Autres temps, autres mœurs. Muni d’un téléphone portable, aujourd’hui le consommateur, via des applis, peut être informé lorsque la date de péremption d’une barquette de viande approche, quand son épicerie de quartier brade le soir ses invendus du jour, ou lorsqu’un hôtel vend en fin de matinée à petits prix les viennoiseries qui lui restent sur les bras. Et encore, la recherche n’a-t-elle pas livré tous ses secrets. Dans les laboratoires se préparent des innovations qui vont, nous dit-on, révolutionner demain le matériel de récolte, la protection des cultures, la conservation des aliments, les emballages, les infrastructures de stockage, etc.
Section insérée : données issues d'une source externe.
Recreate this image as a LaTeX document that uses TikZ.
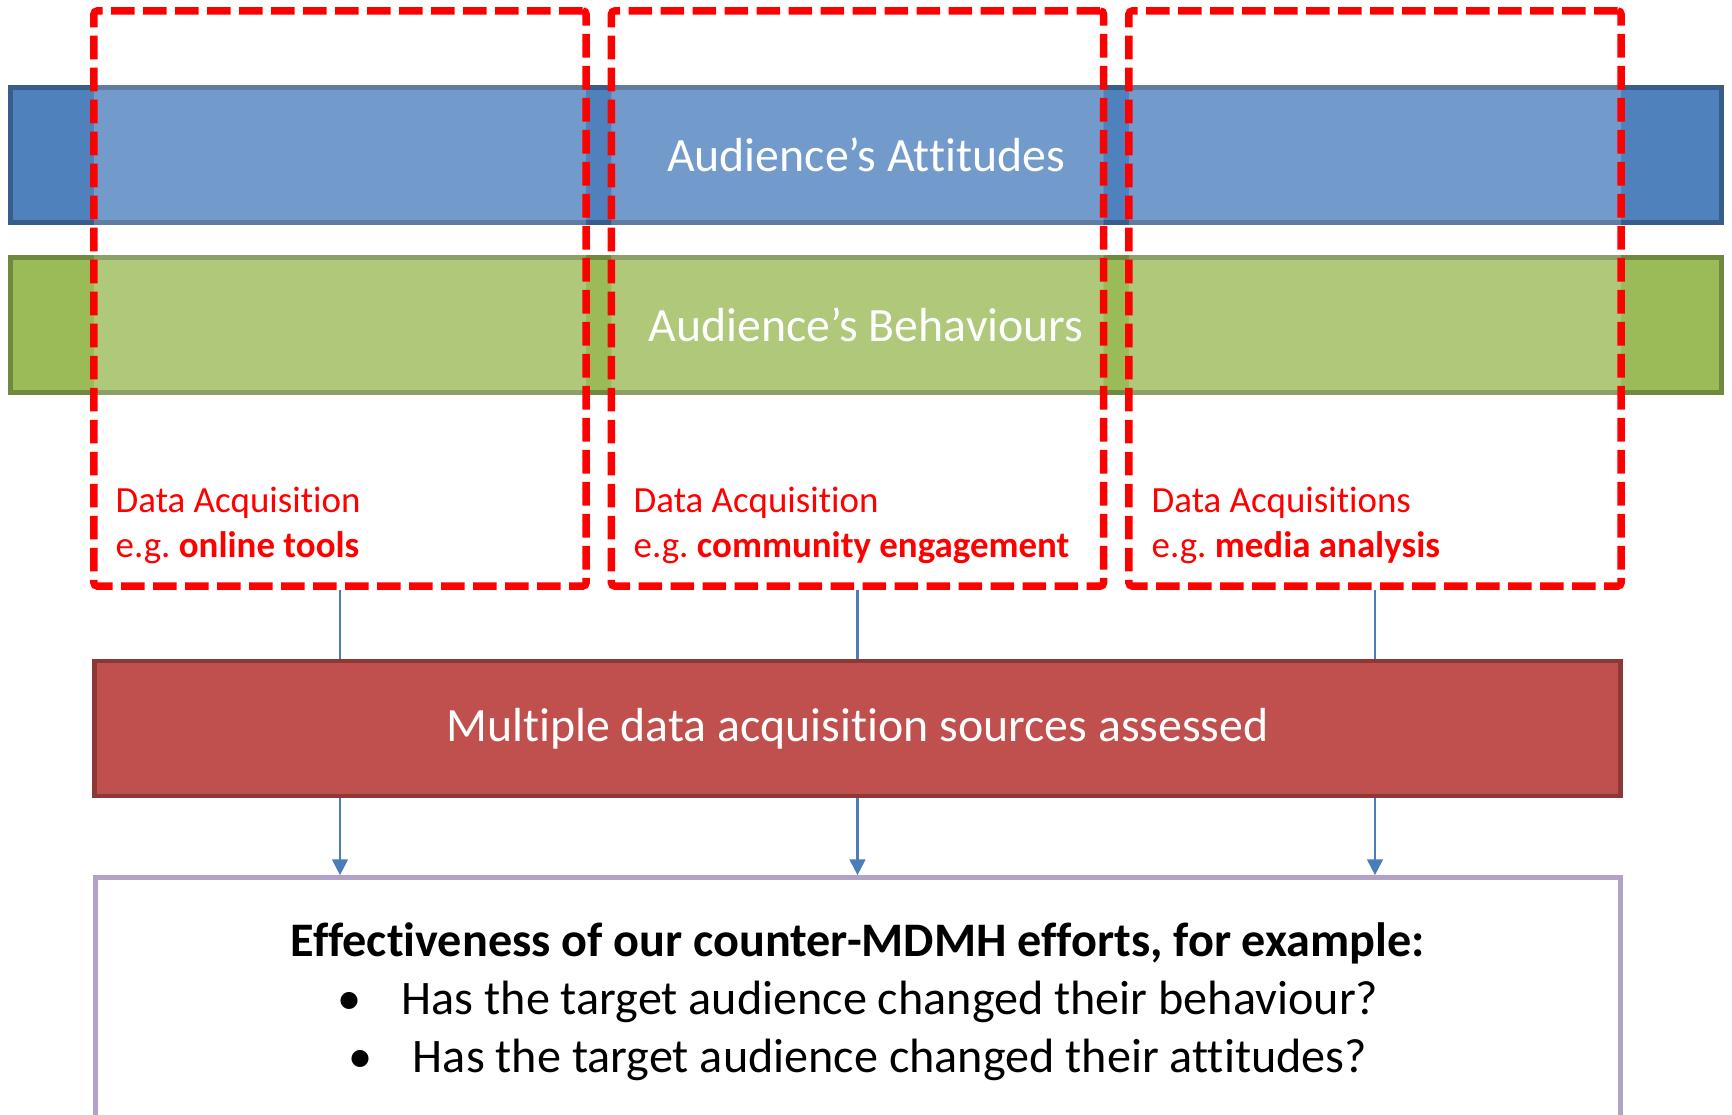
\documentclass[tikz,border=0pt]{standalone}
\usepackage{fontspec}
\setmainfont{Carlito}[Ligatures={TeX,NoCommon}]
\usetikzlibrary{arrows.meta, calc}

\definecolor{attblue}{HTML}{4F81BD}
\definecolor{attborder}{HTML}{385D8A}
\definecolor{behgreen}{HTML}{9BBB59}
\definecolor{behborder}{HTML}{71893F}
\definecolor{multired}{HTML}{C0504D}
\definecolor{multiborder}{HTML}{8C3836}
\definecolor{effborder}{HTML}{B3A2C7}
\definecolor{srcred}{HTML}{FF0000}
\definecolor{linkblue}{HTML}{4A7EBB}

\frenchspacing

\begin{document}
\begin{tikzpicture}[x=0.01cm, y=-0.01cm,
        bar/.style={draw, line width=1.3pt, inner sep=0pt, minimum width=17.10cm, minimum height=1.345cm, text=white, font=\fontsize{13.6}{16}\selectfont},
        source/.style={draw=srcred, line width=2.1pt, dash pattern=on 6.7pt off 2.4pt, rounded corners=1pt, fill=white, fill opacity=0.2, minimum width=4.92cm, minimum height=5.75cm},
        srclabel/.style={text=srcred, align=left, inner sep=0pt, font=\fontsize{10.5}{12.6}\selectfont},
        link/.style={draw=linkblue, line width=0.6pt}]
        \useasboundingbox (0,0) rectangle (1732,1115);
        \clip (0,0) rectangle (1732,1115);

        \coordinate (A) at (866,155);
        \coordinate (B) at (866,325);
        \coordinate (S1) at (340,298.5);
        \coordinate (S2) at (857.5,298.5);
        \coordinate (S3) at (1375,298.5);
        \coordinate (M) at (857.5,728.5);
        \coordinate (E) at (858,1001.75);

        \node[bar, fill=attblue, draw=attborder] (att) at (A) {Audience’s Attitudes};
        \node[bar, fill=behgreen, draw=behborder] (beh) at (B) {Audience’s Behaviours};

        \node[source] (src1) at (S1) {};
        \node[source] (src2) at (S2) {};
        \node[source] (src3) at (S3) {};

        \node[srclabel, anchor=base west] (lab1) at (115,557) {Data Acquisition\\e.g. \textbf{online tools}};
        \node[srclabel, anchor=base west] (lab2) at (633,557) {Data Acquisition\\e.g. \textbf{community engagement}};
        \node[srclabel, anchor=base west] (lab3) at (1151,557) {Data Acquisitions\\e.g. \textbf{media analysis}};

        \node[draw=multiborder, fill=multired, line width=1.3pt, minimum width=15.25cm, minimum height=1.35cm, text=white, font=\fontsize{13.6}{16}\selectfont] (multi) at (M) {Multiple data acquisition sources assessed};

        \node[draw=effborder, fill=white, line width=1.3pt, minimum width=15.24cm, minimum height=2.485cm, align=center, font=\fontsize{13.7}{16.4}\selectfont] (effect) at (E) {\textbf{Effectiveness of our counter-MDMH efforts, for example:}\\•\hspace{0.4cm}Has the target audience changed their behaviour?\\•\hspace{0.4cm}Has the target audience changed their attitudes?};

        % sources feed the assessment
        \draw[link] (src1.south) -- (src1.south |- multi.north);
        \draw[link] (src2.south) -- (src2.south |- multi.north);
        \draw[link] (src3.south) -- (src3.south |- multi.north);

        \draw[link, -{Triangle[length=4.5pt, width=4.5pt]}] (src1.south |- multi.south) -- (src1.south |- effect.north);
        \draw[link, -{Triangle[length=4.5pt, width=4.5pt]}] (src2.south |- multi.south) -- (src2.south |- effect.north);
        \draw[link, -{Triangle[length=4.5pt, width=4.5pt]}] (src3.south |- multi.south) -- (src3.south |- effect.north);
    \end{tikzpicture}
\end{document}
D’ici là, il va falloir redoubler d’efforts car six ans après le rapport de la FAO, le bilan est plus que mitigé. Le plus grand flou règne sur l’efficacité des initiatives prises ici et là en Europe. Absence de définition claire, de coordination, de stratégie commune, d’objectifs contraignants… c’est un peu le grand n’importe quoi. S’il fallait trouver des raisons d’espérer, on peut se consoler en constatant que lutter contre le gaspillage alimentaire, c’est affirmer haut et fort que l’alimentation a une valeur. En soi, c’est déjà beaucoup si l’on songe que la valeur ajoutée de l’agroalimentaire a plongé de 14,5 % en dix ans.